(SET TASK):
Starting at the first line of the entries, extract each line up to and including the one that contains "var ebbDir = 155;", but leave out the pictures.

+ + + + +

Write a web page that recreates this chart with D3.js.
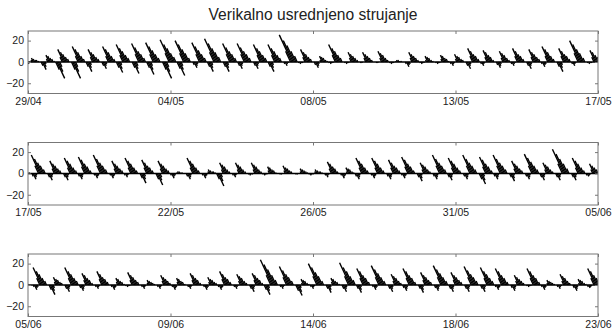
<!DOCTYPE html>
<html>
<head>
<meta charset="utf-8">
<script src="https://cdn.jsdelivr.net/npm/d3@7"></script>
<style type="text/css">
  body{
    background: white;
    margin: 0px;
  }
  text{
    font-family: 'Liberation Sans', Arial, Helvetica, sans-serif;
  }
  .title{
    font-size: 15.6px;
    fill: #222;
  }
  .tick text{
    font-size: 10.5px;
    fill: #222;
  }
  .tick line{
    stroke: #777;
  }
  .stick{
    stroke: #000;
    stroke-width: 1.4px;
  }
</style>
</head>
<body>

<script>

var chartTitle = "Verikalno usrednjeno strujanje";

// 18 days per panel, one stick per hour
var spanHours = 18 * 24;

var xTickLabels1 = ["29/04", "04/05", "08/05", "13/05", "17/05"];
var xTickLabels2 = ["17/05", "22/05", "26/05", "31/05", "05/06"];
var xTickLabels3 = ["05/06", "09/06", "14/06", "18/06", "23/06"];
var yTickValues = [-20, 0, 20];

// heading of the flood (positive speed) and ebb (negative speed), degrees
var floodDir = 335;
var ebbDir = 155;

// hourly depth averaged speed (cm/s), signed: + flood, - ebb
var speed1 = [
  -2,-1,0,2,4,3,2,2,1,0,
  -4,-8,-5,-2,0,3,7,6,4,3,1,
  -8,-17,-10,-5,0,5,13,10,8,5,3,0,
  -8,-17,-10,-5,0,6,16,13,10,6,3,
  -5,-10,-6,-3,0,5,13,10,8,5,3,0,
  -4,-7,-4,-2,0,6,16,13,10,6,3,
  -6,-11,-7,-3,0,7,18,14,11,7,4,0,
  -6,-12,-7,-4,0,8,19,15,11,8,4,
  -6,-13,-8,-4,0,8,20,16,12,8,4,0,
  -8,-17,-10,-5,0,9,23,18,14,9,5,
  -7,-14,-8,-4,0,9,22,18,13,9,4,0,
  -3,-6,-4,-2,0,8,20,16,12,8,4,
  -5,-10,-6,-3,0,10,24,19,14,10,5,0,
  -5,-10,-6,-3,0,8,19,15,11,8,4,
  -4,-7,-4,-2,0,8,19,15,11,8,4,0,
  -4,-7,-4,-2,0,7,18,14,11,7,4,
  -5,-10,-6,-3,0,7,18,14,11,7,4,0,
  -2,-4,-2,-1,0,11,28,22,17,11,6,
  -1,-2,-1,-1,0,5,13,10,8,5,3,0,
  -3,-6,-4,-2,0,2,6,5,4,2,1,
  -1,-2,-1,-1,0,7,18,14,11,7,4,0,
  -1,-2,-1,-1,0,4,10,8,6,4,2,
  0,-1,-1,0,0,4,10,8,6,4,2,0,
  0,-1,-1,0,0,4,11,9,7,4,2,
  -1,-2,-1,-1,0,1,2,2,1,1,0,0,
  -2,-5,-3,-2,0,4,10,8,6,4,2,
  -1,-2,-1,-1,0,2,6,5,4,2,1,0,
  -1,-2,-1,-1,0,3,7,6,4,3,1,
  -2,-4,-2,-1,0,3,8,6,5,3,2,0,
  -4,-7,-4,-2,0,6,14,11,8,6,3,
  -2,-4,-2,-1,0,5,12,10,7,5,2,0,
  -3,-6,-4,-2,0,4,11,9,7,4,2,
  -2,-4,-2,-1,0,6,14,11,8,6,3,0,
  -4,-7,-4,-2,0,5,13,10,8,5,3,
  -2,-5,-3,-2,0,6,16,13,10,6,3,0,
  -5,-10,-6,-3,0,6,14,11,8,6,3,
  -2,-4,-2,-1,0,9,22,18,13,9,4,0,
  -1,-2,-1,-1,0,5,12,10,7,5,2,0,0
];

var speed2 = [
  0,1,0,
  -3,-6,-4,-2,0,8,19,15,11,8,4,0,
  -4,-7,-4,-2,0,5,13,10,8,5,3,0,
  -4,-7,-4,-2,0,6,16,13,10,6,3,
  -3,-6,-4,-2,0,7,17,14,10,7,3,0,
  -2,-5,-3,-2,0,8,19,15,11,8,4,0,
  -2,-5,-3,-2,0,5,13,10,8,5,3,
  -2,-4,-2,-1,0,6,16,13,10,6,3,0,
  -5,-10,-6,-3,0,6,14,11,8,6,3,0,
  -6,-12,-7,-4,0,5,13,10,8,5,3,
  -2,-5,-3,-2,0,1,2,2,1,1,0,0,
  -3,-6,-4,-2,0,6,16,13,10,6,3,0,
  -2,-5,-3,-2,0,2,4,3,2,2,1,
  -6,-13,-8,-4,0,4,11,9,7,4,2,0,
  -2,-4,-2,-1,0,4,11,9,7,4,2,0,
  -1,-2,-1,-1,0,4,11,9,7,4,2,
  -1,-2,-1,-1,0,3,7,6,4,3,1,0,
  0,-1,-1,0,0,3,8,6,5,3,2,0,
  0,-1,-1,0,0,2,5,4,3,2,1,
  -1,-2,-1,-1,0,2,4,3,2,2,1,0,
  -2,-4,-2,-1,0,5,12,10,7,5,2,0,
  -2,-5,-3,-2,0,2,6,5,4,2,1,
  -3,-6,-4,-2,0,6,16,13,10,6,3,0,
  -2,-5,-3,-2,0,6,16,13,10,6,3,0,
  -3,-6,-4,-2,0,6,14,11,8,6,3,
  -2,-5,-3,-2,0,7,17,14,10,7,3,0,
  -4,-8,-5,-2,0,4,11,9,7,4,2,0,
  -3,-6,-4,-2,0,8,19,15,11,8,4,
  -4,-7,-4,-2,0,6,16,13,10,6,3,0,
  -3,-6,-4,-2,0,8,19,15,11,8,4,0,
  -6,-11,-7,-3,0,7,17,14,10,7,3,
  -3,-6,-4,-2,0,8,19,15,11,8,4,0,
  -4,-8,-5,-2,0,5,13,10,8,5,3,0,
  -3,-6,-4,-2,0,8,20,16,12,8,4,
  -4,-7,-4,-2,0,4,11,9,7,4,2,0,
  -4,-7,-4,-2,0,10,25,20,15,10,5,0,
  -4,-7,-4,-2,0,6,16,13,10,6,3,
  -2,-3,-2,-1,0,4,10,8,6,4,2,0,0
];

var speed3 = [
  1,0,0,0,
  -2,-5,-3,-2,0,7,18,14,11,7,4,0,
  -5,-10,-6,-3,0,3,8,6,5,3,2,0,
  -4,-7,-4,-2,0,7,18,14,11,7,4,
  -3,-6,-4,-2,0,5,12,10,7,5,2,0,
  -2,-4,-2,-1,0,6,14,11,8,6,3,0,
  -2,-5,-3,-2,0,3,7,6,4,3,1,
  -1,-2,-1,-1,0,5,13,10,8,5,3,0,
  -2,-4,-2,-1,0,2,5,4,3,2,1,0,
  -2,-4,-2,-1,0,4,10,8,6,4,2,
  -2,-5,-3,-2,0,3,7,6,4,3,1,0,
  -2,-4,-2,-1,0,5,12,10,7,5,2,0,
  -2,-5,-3,-2,0,3,8,6,5,3,2,
  -2,-5,-3,-2,0,6,14,11,8,6,3,0,
  -2,-4,-2,-1,0,4,11,9,7,4,2,0,
  -4,-7,-4,-2,0,5,12,10,7,5,2,
  -5,-10,-6,-3,0,10,26,21,16,10,5,0,
  -2,-4,-2,-1,0,8,19,15,11,8,4,0,
  -6,-11,-7,-3,0,2,6,5,4,2,1,
  -2,-4,-2,-1,0,9,22,18,13,9,4,0,
  -4,-8,-5,-2,0,3,7,6,4,3,1,0,
  -4,-7,-4,-2,0,9,23,18,14,9,5,
  -4,-8,-5,-2,0,7,17,14,10,7,3,0,
  -2,-5,-3,-2,0,8,20,16,12,8,4,0,
  -4,-7,-4,-2,0,4,11,9,7,4,2,
  -3,-6,-4,-2,0,7,17,14,10,7,3,0,
  -4,-8,-5,-2,0,5,13,10,8,5,3,0,
  -3,-6,-4,-2,0,8,20,16,12,8,4,
  -4,-7,-4,-2,0,5,13,10,8,5,3,0,
  -4,-7,-4,-2,0,8,19,15,11,8,4,0,
  -4,-7,-4,-2,0,7,18,14,11,7,4,
  -2,-5,-3,-2,0,7,17,14,10,7,3,0,
  -3,-6,-4,-2,0,4,10,8,6,4,2,0,
  -1,-2,-1,-1,0,7,17,14,10,7,3,
  -2,-5,-3,-2,0,2,5,4,3,2,1,0,
  -2,-4,-2,-1,0,4,11,9,7,4,2,0,
  -3,-6,-4,-2,0,2,6,5,4,2,1,
  -2,-3,-2,-1,0,7,17,14,10,7,3,0,0
];

var panels = [
  {speed: speed1, labels: xTickLabels1, top: 31},
  {speed: speed2, labels: xTickLabels2, top: 142.5},
  {speed: speed3, labels: xTickLabels3, top: 254}
];

var width = 612,
    height = 332,
    left = 28,
    right = 598,
    panelHeight = 62.5;

var svg = d3.select("body").append("svg")
    .attr("width", width)
    .attr("height", height);

svg.append("text")
    .attr("class", "title")
    .attr("x", (left + right) / 2)
    .attr("y", 20)
    .attr("text-anchor", "middle")
    .text(chartTitle);

var x = d3.scaleLinear().domain([0, spanHours]).range([left, right]);
var y = d3.scaleLinear().domain([-29.6, 29]).range([panelHeight, 0]);

// sticks use the same pixels per cm/s in both directions
var pxPerUnit = y(0) - y(1);

var xTickValues = d3.range(0, spanHours + 1, spanHours / 4);

function comp(s) {
  var a = (s >= 0 ? floodDir : ebbDir) * Math.PI / 180;
  var m = Math.abs(s);
  return {u: m * Math.sin(a), v: m * Math.cos(a)};
}

panels.forEach(function(p, n) {

  var g = svg.append("g")
      .attr("transform", "translate(0," + p.top + ")");

  g.append("clipPath")
      .attr("id", "clip" + n)
    .append("rect")
      .attr("x", left)
      .attr("y", 0)
      .attr("width", right - left)
      .attr("height", panelHeight);

  var plot = g.append("g").attr("clip-path", "url(#clip" + n + ")");

  plot.append("line")
      .attr("x1", left).attr("x2", right)
      .attr("y1", y(0)).attr("y2", y(0))
      .attr("stroke", "#000")
      .attr("stroke-width", 1.6);

  plot.selectAll(".stick")
      .data(p.speed)
      .join("line")
      .attr("class", "stick")
      .attr("x1", function(d, i) { return x(i); })
      .attr("y1", y(0))
      .attr("x2", function(d, i) { return x(i) + comp(d).u * pxPerUnit; })
      .attr("y2", function(d) { return y(comp(d).v); });

  g.append("g")
      .attr("transform", "translate(" + left + ",0)")
      .call(d3.axisLeft(y).tickValues(yTickValues).tickSize(-3).tickPadding(4))
      .call(function(a) { a.select(".domain").remove(); });

  g.append("g")
      .attr("transform", "translate(" + right + ",0)")
      .call(d3.axisRight(y).tickValues(yTickValues).tickSize(-3).tickFormat(""))
      .call(function(a) { a.select(".domain").remove(); });

  g.append("g")
      .attr("transform", "translate(0," + panelHeight + ")")
      .call(d3.axisBottom(x).tickValues(xTickValues).tickSize(-3).tickPadding(4)
        .tickFormat(function(d, i) { return p.labels[i]; }))
      .call(function(a) { a.select(".domain").remove(); });

  g.append("g")
      .call(d3.axisTop(x).tickValues(xTickValues).tickSize(-3).tickFormat(""))
      .call(function(a) { a.select(".domain").remove(); });

  g.append("rect")
      .attr("x", left)
      .attr("y", 0)
      .attr("width", right - left)
      .attr("height", panelHeight)
      .attr("fill", "none")
      .attr("stroke", "#777")
      .attr("stroke-width", 1);
});

</script>

</body>
</html>
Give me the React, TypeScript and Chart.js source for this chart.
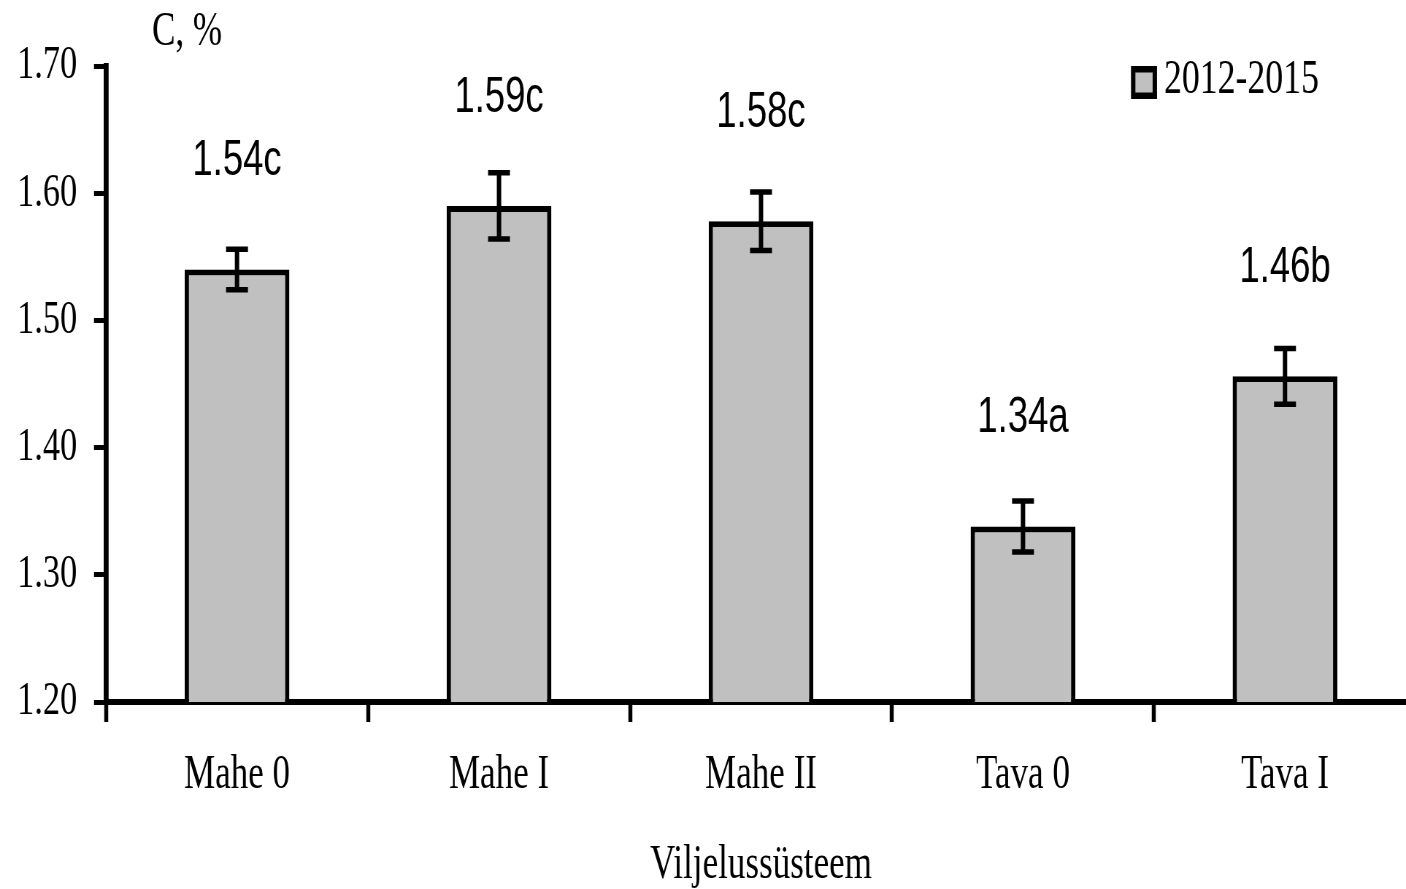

+ + + + +

(REPLY):
Write a web page that recreates this chart with D3.js.
<!DOCTYPE html>
<html>
<head>
<meta charset="utf-8">
<script src="https://cdn.jsdelivr.net/npm/d3@7"></script>
<style type="text/css">
  body{
    background: white;
    margin: 0px;
  }
  text{
    font-family: 'Liberation Sans', Arial, Helvetica, sans-serif;
  }
  .title{
    font-size: 15.6px;
    fill: #222;
  }
  .tick text{
    font-size: 10.5px;
    fill: #222;
  }
  .tick line{
    stroke: #777;
  }
  .stick{
    stroke: #000;
    stroke-width: 1.4px;
  }
</style>
</head>
<body>

<script>

var chartTitle = "Verikalno usrednjeno strujanje";

// 18 days per panel, one stick per hour
var spanHours = 18 * 24;

var xTickLabels1 = ["29/04", "04/05", "08/05", "13/05", "17/05"];
var xTickLabels2 = ["17/05", "22/05", "26/05", "31/05", "05/06"];
var xTickLabels3 = ["05/06", "09/06", "14/06", "18/06", "23/06"];
var yTickValues = [-20, 0, 20];

// heading of the flood (positive speed) and ebb (negative speed), degrees
var floodDir = 335;
var ebbDir = 155;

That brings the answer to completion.